The schilling was the official currency of Austria from 1925 to 1938 and from 1945 to 1999. The official currency symbol: S or öS. The first schilling was established in 1924, after the pronouncement of the Schilling Act. The following year the Oesterreichische Nationalbank issued coins in denominations of 1, 2, 10 groschen, and ½ and 1 schilling, followed by 5 groschen in 1931, 50 groschen, and 1 and 5 schilling in 1934.
Then in the wake of Germany’s annexation of Austria in 1938, the schilling was abolished. After World War II, Allied Military reintroduced the schilling in 1945. Coins in denominations of 1, 2, 5, 10, 20, and 50 groschen, and 1, 2, and 5 schilling were emitted between 1947 and 1952. The 10 schilling coin was introduced in 1957, followed by the 50 groschen and 1 schilling in 1959, and the 5 schilling coin the following year. The 20 schilling coin was introduced to replace the banknote in 1980; however, the banknote and coin circulated at par for a couple of years.
Because of the collapse of the Bretton Woods system (Bretton Woods Agreement of 1944: established the rules for trade and financial relations between the United States, Canada, Western European countries, Australia, and Japan) in 1971, the shilling had tied to a series of different currencies, a situation that ended in 1976, when it was tied to the German mark.

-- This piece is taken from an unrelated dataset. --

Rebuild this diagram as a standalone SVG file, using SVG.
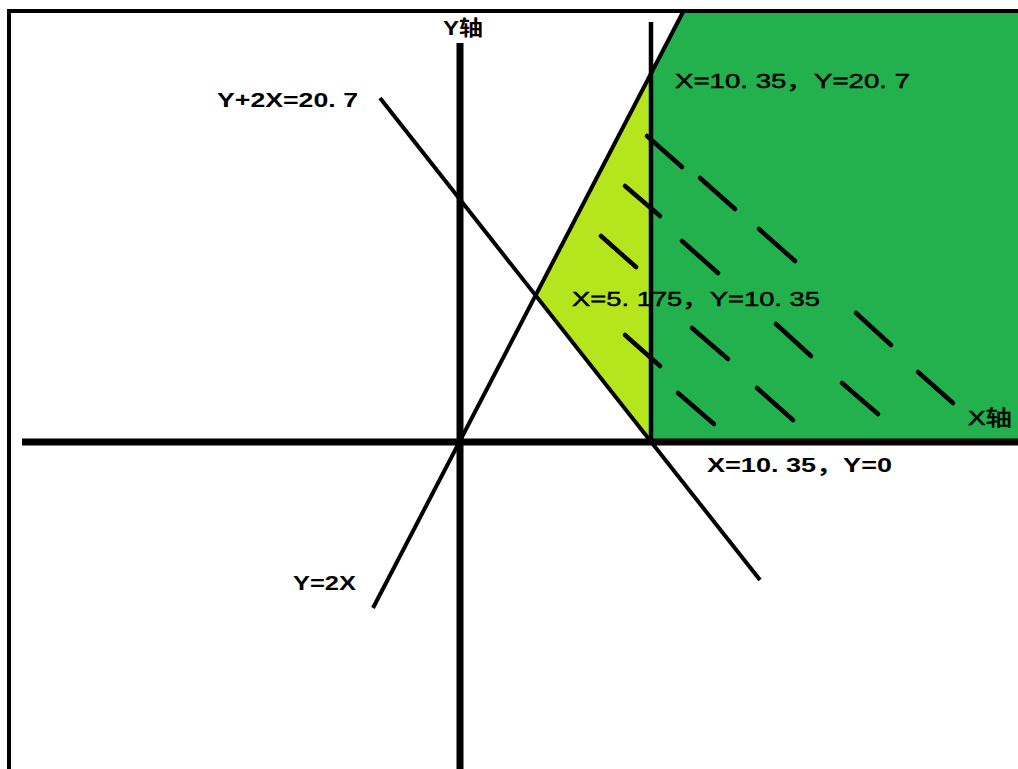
<svg xmlns="http://www.w3.org/2000/svg" width="1018" height="769" viewBox="0 0 1018 769">
<style>
.ln{stroke:#000;fill:none}
.dash{stroke:#000;stroke-width:4.5;stroke-linecap:round}
.t{font-family:"Liberation Sans","Noto Sans CJK SC",sans-serif;font-size:21px;fill:#000}
.r{stroke:#000;stroke-width:0.5}
.b{font-weight:bold}
</style>
<rect width="1018" height="769" fill="#fff"/>
<g id="regions">
<polygon id="feasible" points="683,12 1018,12 1018,441 650,441 650,75.5" fill="#22B14C"/>
<polygon id="triangle" points="650,75.5 535,297 650,441" fill="#B5E61D"/>
</g>
<g id="hatching">
<line class="dash" x1="647" y1="136" x2="682" y2="167"/>
<line class="dash" x1="700" y1="178" x2="735" y2="209"/>
<line class="dash" x1="759" y1="229" x2="795" y2="261"/>
<line class="dash" x1="625" y1="186" x2="660" y2="216"/>
<line class="dash" x1="601" y1="236" x2="636" y2="267"/>
<line class="dash" x1="682" y1="241" x2="718" y2="273"/>
<line class="dash" x1="856" y1="313" x2="891" y2="345"/>
<line class="dash" x1="776" y1="324" x2="811" y2="356"/>
<line class="dash" x1="692" y1="328" x2="728" y2="359"/>
<line class="dash" x1="625" y1="335" x2="660" y2="366"/>
<line class="dash" x1="918" y1="372" x2="953" y2="403"/>
<line class="dash" x1="842" y1="383" x2="878" y2="414"/>
<line class="dash" x1="757" y1="388" x2="793" y2="420"/>
<line class="dash" x1="678" y1="393" x2="714" y2="424"/>
</g>
<g id="connectors">
<line id="border-top" class="ln" x1="8" y1="11" x2="1018" y2="11" stroke-width="4"/>
<line id="border-left" class="ln" x1="9" y1="9" x2="9" y2="769" stroke-width="4"/>
<line id="y-axis" class="ln" x1="460" y1="43" x2="460" y2="769" stroke-width="7"/>
<line id="x-axis" class="ln" x1="22" y1="442" x2="1018" y2="442" stroke-width="7"/>
<line id="x-10-35" class="ln" x1="651" y1="22" x2="651" y2="442" stroke-width="4.5"/>
<line id="y-2x" class="ln" x1="373" y1="608" x2="683" y2="12" stroke-width="4"/>
<line id="y-plus-2x" class="ln" x1="380" y1="98" x2="760" y2="580" stroke-width="4"/>
</g>
<g id="labels">
<text id="lbl-yaxis" class="t b" x="443" y="35" textLength="40" lengthAdjust="spacingAndGlyphs">Y轴</text>
<text id="lbl-line1" class="t b" x="217" y="107" textLength="141" lengthAdjust="spacingAndGlyphs">Y+2X=20. 7</text>
<text id="lbl-top" class="t r" x="675" y="88" textLength="235" lengthAdjust="spacingAndGlyphs">X=10. 35，Y=20. 7</text>
<text id="lbl-mid" class="t r" x="572" y="306" textLength="248" lengthAdjust="spacingAndGlyphs">X=5. 175，Y=10. 35</text>
<text id="lbl-xaxis" class="t r" x="968" y="425" textLength="44" lengthAdjust="spacingAndGlyphs">X轴</text>
<text id="lbl-bottom" class="t b" x="707" y="472" textLength="185" lengthAdjust="spacingAndGlyphs">X=10. 35，Y=0</text>
<text id="lbl-line2" class="t b" x="293" y="590" textLength="63" lengthAdjust="spacingAndGlyphs">Y=2X</text>
</g>
</svg>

The euro became the official currency of Austria in 1999; however, the euro coins and notes were not introduced until 2002. Old shilling coins and banknotes were gradually withdrawn from circulation; those valid during the introduction of the euro can be exchanged for euros at any branch of the Oesterreichische Nationalbank indefinitely.
The 2 Austrian groschen coin front design features the denomination, the country’s name, and the issue date. The reverse of the coin presents the National Coat of Arms. This coin is part of the 1950 – 1994 series, its rim is plain, and its color is silver.